-- WHAT YOU WILL DO --
Leave out the pictures, then reproduce the rest of the material exactly.

-- DATASET EXCERPT --
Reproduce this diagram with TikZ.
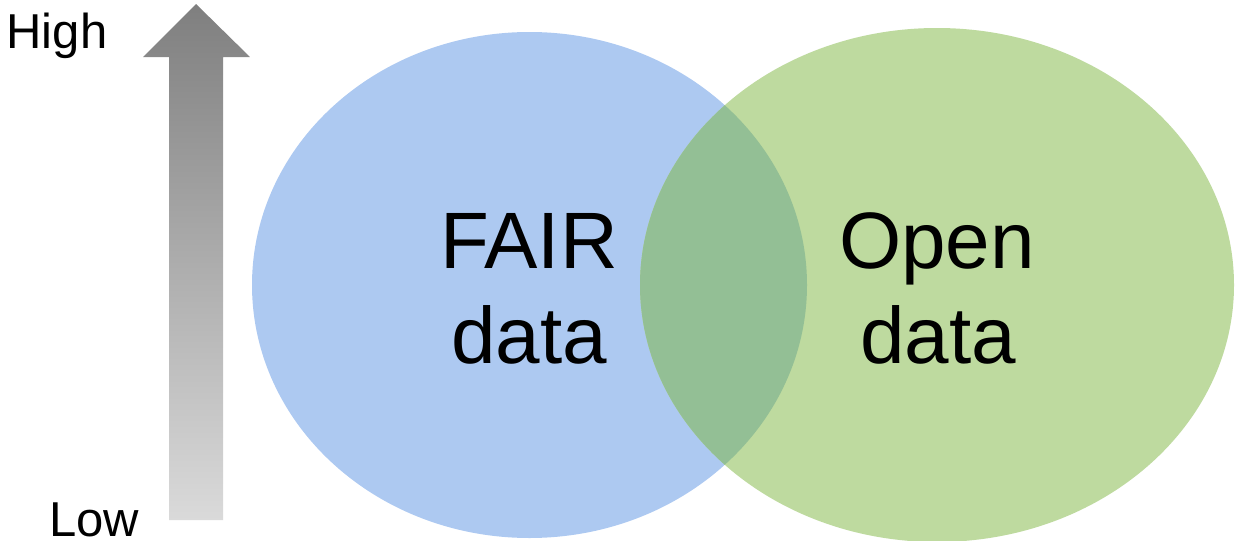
\documentclass[tikz,border=0pt]{standalone}
\usepackage{fontspec}
\setmainfont{Liberation Sans}
\definecolor{fairblue}{RGB}{173,201,241}
\definecolor{opengreen}{RGB}{190,218,159}
\definecolor{overlapgreen}{RGB}{147,191,149}
\begin{document}
\begin{tikzpicture}[x=1pt,y=-1pt,
  bigtext/.style={font=\fontsize{80}{95}\selectfont, anchor=base, inner sep=0pt},
  smalltext/.style={font=\fontsize{49}{58}\selectfont, anchor=base, inner sep=0pt, text depth=0pt}]
\useasboundingbox (0,0) rectangle (1235,541);
% arrow
\shade[top color={rgb,255:red,127;green,127;blue,127}, bottom color={rgb,255:red,218;green,218;blue,218}]
  (196,4) -- (250,57) -- (223,57) -- (223,520) -- (169,520) -- (169,57) -- (143,57) -- cycle;
% ellipses
\fill[fairblue] (529.5,285) ellipse [x radius=277.5, y radius=253];
\fill[opengreen] (937,285) ellipse [x radius=297, y radius=257];
\begin{scope}
  \clip (529.5,285) ellipse [x radius=277.5, y radius=253];
  \fill[overlapgreen] (937,285) ellipse [x radius=297, y radius=257];
\end{scope}
% texts
\node[smalltext] (high) at (57,48) {High};
\node[smalltext] (low) at (94,536) {Low};
\node[bigtext] (fair) at (529,268) {FAIR};
\node[bigtext] (fairdata) at (529,363) {data};
\node[bigtext] (open) at (937,268) {Open};
\node[bigtext] (opendata) at (938,363) {data};
\end{tikzpicture}
\end{document}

-- EXERCISE SOLUTION --
Reproduce this diagram with TikZ.
\documentclass[tikz,border=0pt]{standalone}
\usepackage{fontspec}
\setmainfont{Liberation Sans}
\definecolor{fairblue}{RGB}{173,201,241}
\definecolor{opengreen}{RGB}{190,218,159}
\definecolor{overlapgreen}{RGB}{147,191,149}
\begin{document}
\begin{tikzpicture}[x=1pt,y=-1pt,
  bigtext/.style={font=\fontsize{80}{95}\selectfont, anchor=base, inner sep=0pt},
  smalltext/.style={font=\fontsize{49}{58}\selectfont, anchor=base, inner sep=0pt, text depth=0pt}]
\useasboundingbox (0,0) rectangle (1235,541);
% arrow
\shade[top color={rgb,255:red,127;green,127;blue,127}, bottom color={rgb,255:red,218;green,218;blue,218}]
  (196,4) -- (250,57) -- (223,57) -- (223,520) -- (169,520) -- (169,57) -- (143,57) -- cycle;
% ellipses
\fill[fairblue] (529.5,285) ellipse [x radius=277.5, y radius=253];
\fill[opengreen] (937,285) ellipse [x radius=297, y radius=257];
\begin{scope}
  \clip (529.5,285) ellipse [x radius=277.5, y radius=253];
  \fill[overlapgreen] (937,285) ellipse [x radius=297, y radius=257];
\end{scope}
% texts
\node[smalltext] (high) at (57,48) {High};
\node[smalltext] (low) at (94,536) {Low};
\node[bigtext] (fair) at (529,268) {FAIR};
\node[bigtext] (fairdata) at (529,363) {data};
\node[bigtext] (open) at (937,268) {Open};
\node[bigtext] (opendata) at (938,363) {data};
\end{tikzpicture}
\end{document}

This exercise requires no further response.